The ETF tracks the MVIS Global Junior Gold Miners Index (MVGDXJ), a reference for the performance of the micro- and small-cap companies operating within the gold mining industry. It has proven very popular with investors recently, with assets swelling by approximately 55% to $5.4 billion between 1 January and 17 April. As a result, the fund now owns giant positions in some of its underlying holdings, raising the risk of surpassing regulatory limits.

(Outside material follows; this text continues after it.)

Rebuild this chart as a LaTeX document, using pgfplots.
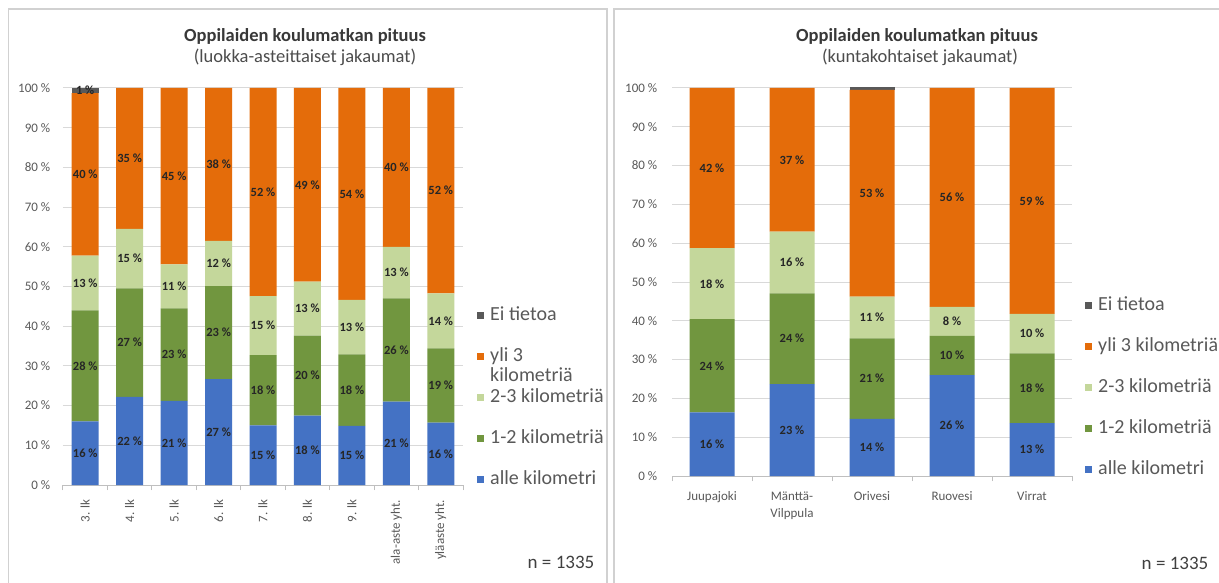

This has precipitated VanEck to announce a formal broadening of the underlying index to include stocks with larger market capitalizations – while the current version of the index implies a market cap range of the underlying holdings between $75 million and $1.6 billion, the expansion will likely increase the upper boundary to approximately $3bn, according to a report by Scotiabank. The expansion of the index has been scheduled for 17 June 2017; the reconstitution of the ETF will follow shortly thereafter.
Scotiabank estimates the changes will include 23 new additions to the index, representing roughly 60% of the new index portfolio.
A statement from VanEck gave support to this analysis. It said, “We do not know what the final impact of the announced rule change will be on the composition of the MVIS Global Junior Gold Miners Index once it is implemented on June 17, 2017. Based on data reported by MVIS, if the newly announced rule had been in effect as of March 31, 2017, the MVIS Global Junior Gold Miners Index would have included 69 companies (up from 48). The largest company, by market capitalization, would have been $2.9 billion (up from $1.8 billion). The weighted average market capitalization of the MVIS Global Junior Gold Miners Index would have been $1.7 billion (up from $967 million).”
In anticipation of required selling within the ETF to finance the purchase of new larger-cap additions, Scotiabank estimates $2.6bn will be sold across existing index constituents, representing 2.5% to 8% of the total shares outstanding of each existing index constituent), the fund fell by around 3.5%.
This is not the first time GDXJ has broadened its underlying index. Having encountered the same problem in December 2014, the implied upper limit on the allowable market capitalization range was practically doubled to just under $1bn.
The ETF has a total expense ratio (TER) of 0.56%.
VanEck offers a UCITS-compliant version of the fund listed in Europe, the VanEck Vectors Junior Gold Miners UCITS ETF (LON: GDXJ), which launched in March 2015 and has a TER of 0.55%. It is significantly smaller in size with $60m in assets under management.